External health checks work with any container, regardless of how it was built.
Monitoring container stats
I tried checking CPU and memory usage as health indicators. A container using 0% CPU must be dead, right? Wrong. Some of my services are event-driven and sit idle most of the time. Others spike to 100% CPU during normal operation.
Resource monitoring is useful for capacity planning, not health checks.
Single-check restarts
As mentioned earlier, restarting on the first failure caused problems during updates and created restart loops when a service had a persistent configuration issue.
Checking too frequently
I initially ran checks every minute. This generated too many notifications during legitimate issues (like when I'm deliberately restarting something) and put unnecessary load on the services being checked.
Five minutes is frequent enough to catch real problems quickly but slow enough to avoid false positives.
Real Problems This Caught
Within the first week, the health checks caught:
- My n8n container dying every few days due to a memory leak (fixed by adding a memory limit and automatic restart policy)

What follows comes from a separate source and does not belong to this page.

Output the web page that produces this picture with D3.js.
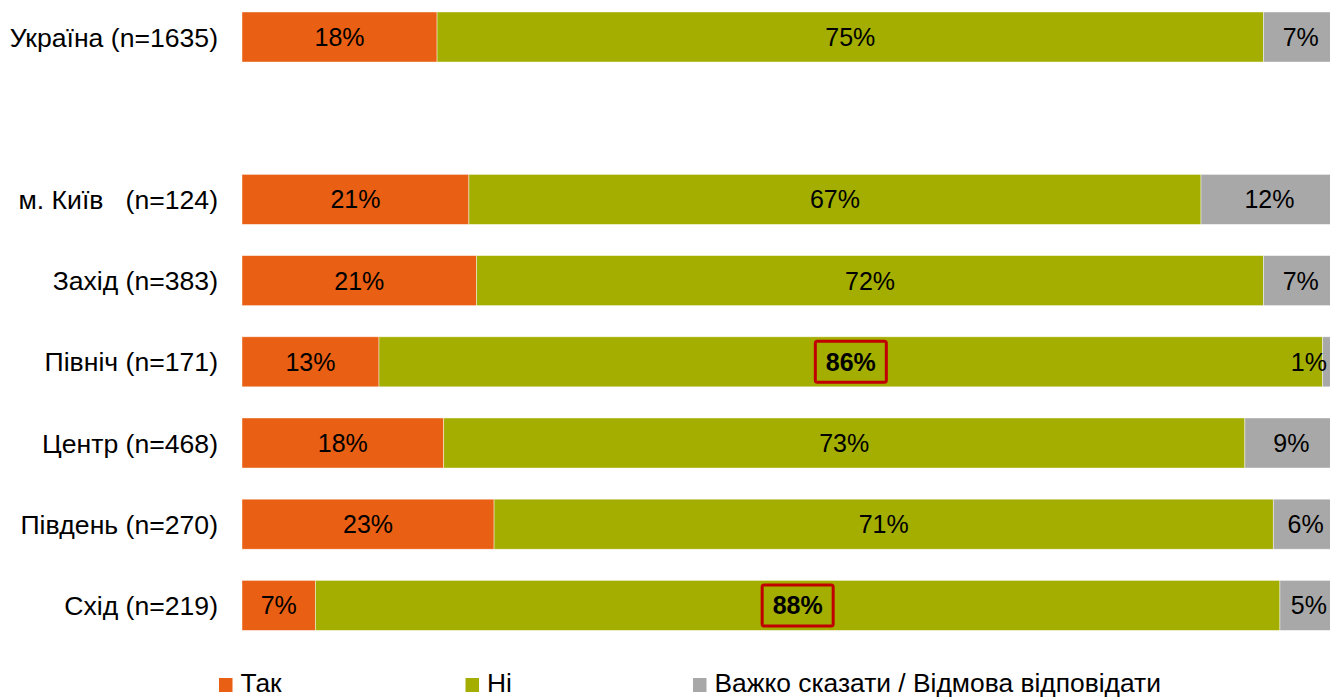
<!DOCTYPE html>
<html>
<head>
<meta charset="utf-8">
<script src="https://cdn.jsdelivr.net/npm/d3@7"></script>
<style>
  html, body { margin: 0; padding: 0; background: #ffffff; overflow: hidden; }
  svg { display: block; font-family: "Liberation Sans", Arial, sans-serif; }
  text { white-space: pre; }
</style>
</head>
<body>
<svg id="chart" width="1330" height="698"></svg>
<script>
// ---- data ----
const categories = ["Україна (n=1635)", "м. Київ   (n=124)", "Захід (n=383)", "Північ (n=171)", "Центр (n=468)", "Південь (n=270)", "Схід (n=219)"];
const seriesNames = ["Так", "Ні", "Важко сказати / Відмова відповідати"];
const yesValues = [17.8, 20.7, 21.4, 12.5, 18.4, 23.0, 6.7];
const noValues  = [75.4, 66.8, 71.8, 86.1, 73.1, 71.1, 88.0];
const dkValues  = [6.8, 12.5, 6.8, 1.4, 8.5, 5.9, 5.3];
const yesLabels = ["18%", "21%", "21%", "13%", "18%", "23%", "7%"];
const noLabels  = ["75%", "67%", "72%", "86%", "73%", "71%", "88%"];
const dkLabels  = ["7%", "12%", "7%", "1%", "9%", "6%", "5%"];
const highlighted = ["Північ (n=171)", "Схід (n=219)"]; // "Ні" values boxed in red

const colors = ["#E95F13", "#A3AE00", "#A8A8A8"];

const svg = d3.select("#chart");
const GAP = "__gap__";
const rowDomain = [categories[0], GAP, ...categories.slice(1)];

const x = d3.scaleLinear().domain([0, 100]).range([242, 1338]);
const y = d3.scaleBand().domain(rowDomain).range([-3.6, 646]).paddingInner(0.384).paddingOuter(0.192);

const seriesValues = [yesValues, noValues, dkValues];
const seriesLabels = [yesLabels, noLabels, dkLabels];

const rows = categories.map((c, i) => {
  let acc = 0;
  const segs = seriesValues.map((vals, s) => {
    const seg = { cat: c, s, x0: acc, x1: acc + vals[i], label: seriesLabels[s][i] };
    acc += vals[i];
    return seg;
  });
  return { cat: c, segs };
});

// bars
const rowG = svg.append("g").selectAll("g").data(rows).join("g");
rowG.selectAll("rect").data(d => d.segs).join("rect")
  .attr("x", d => x(d.x0))
  .attr("y", d => y(d.cat))
  .attr("width", d => x(d.x1) - x(d.x0))
  .attr("height", y.bandwidth())
  .attr("fill", d => colors[d.s])
  .attr("stroke", "#ffffff")
  .attr("stroke-opacity", 0.55)
  .attr("stroke-width", 0.8);

// value labels
const rightLimit = 1327;
rowG.selectAll("text.val").data(d => d.segs).join("text")
  .attr("class", "val")
  .attr("y", d => y(d.cat) + y.bandwidth() / 2)
  .attr("dy", "0.36em")
  .attr("text-anchor", "middle")
  .attr("font-size", 25)
  .attr("font-weight", d => (d.s === 1 && highlighted.includes(d.cat)) ? "bold" : "normal")
  .attr("fill", "#000")
  .text(d => d.label)
  .each(function(d) {
    const w = this.getComputedTextLength();
    let cx = (x(d.x0) + x(d.x1)) / 2;
    if (cx + w / 2 > rightLimit) cx = rightLimit - w / 2;
    d3.select(this).attr("x", cx);
    if (d.s === 1 && highlighted.includes(d.cat)) {
      d3.select(this.parentNode).append("rect")
        .attr("x", cx - 35.5)
        .attr("y", y(d.cat) + y.bandwidth() / 2 - 20.5)
        .attr("width", 71)
        .attr("height", 41)
        .attr("rx", 2)
        .attr("fill", "none")
        .attr("stroke", "#C00000")
        .attr("stroke-width", 3);
    }
  });

// category axis
const axis = d3.axisLeft(y).tickSize(0).tickPadding(0).tickFormat(d => d === GAP ? "" : d);
const axG = svg.append("g").attr("transform", "translate(218,0)").call(axis);
axG.select(".domain").remove();
axG.selectAll("text")
  .attr("font-size", 26.6)
  .attr("font-family", "'Liberation Sans', Arial, sans-serif")
  .attr("fill", "#000")
  .attr("dy", "0.36em");

// legend
const legendX = [219, 465.5, 693];
const lg = svg.append("g").selectAll("g").data(seriesNames).join("g")
  .attr("transform", (d, i) => `translate(${legendX[i]},0)`);
lg.append("rect")
  .attr("x", 0).attr("y", 678).attr("width", 13.5).attr("height", 14)
  .attr("fill", (d, i) => colors[i]);
lg.append("text")
  .attr("x", 21.5).attr("y", 692)
  .attr("font-size", 26.4)
  .attr("fill", "#000")
  .text(d => d);
</script>
</body>
</html>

- A DNS container that stopped responding but didn't crash (never figured out why, but now it restarts when it happens)
- A backup script that silently failed when the destination disk filled up
- Network issues between containers that made services unreachable even though they were running
The notification about the DNS container came through while I was traveling. I was able to SSH in and check the logs before users (my family) noticed anything was wrong.
Current Limitations
This setup doesn't handle:
- Containers that need specific startup sequences or dependencies
- Stateful services where restart order matters
- Problems that require more than a simple restart (like full data corruption)
- Cascading failures where one service depends on another
For those cases, I still get the notification, but I have to intervene manually.
I also don't check services running on my Synology NAS the same way because I don't have direct shell access configured there. Those still need manual monitoring.
Key Takeaways
Simple health checks with cron, curl, and ntfy work well for small self-hosted setups. You don't need a complex monitoring platform to catch most container failures.
Checking twice before restarting prevents false positives and avoids making problems worse during updates.
Logging everything is worth the disk space. When something breaks, having the timeline matters more than saving a few megabytes.
External health checks are more flexible than Docker's built-in HEALTHCHECK because they work with any container and can test actual functionality, not just process liveness.
The notification part is as important as the detection. Getting alerted immediately means I can fix things before they become bigger problems or before users notice.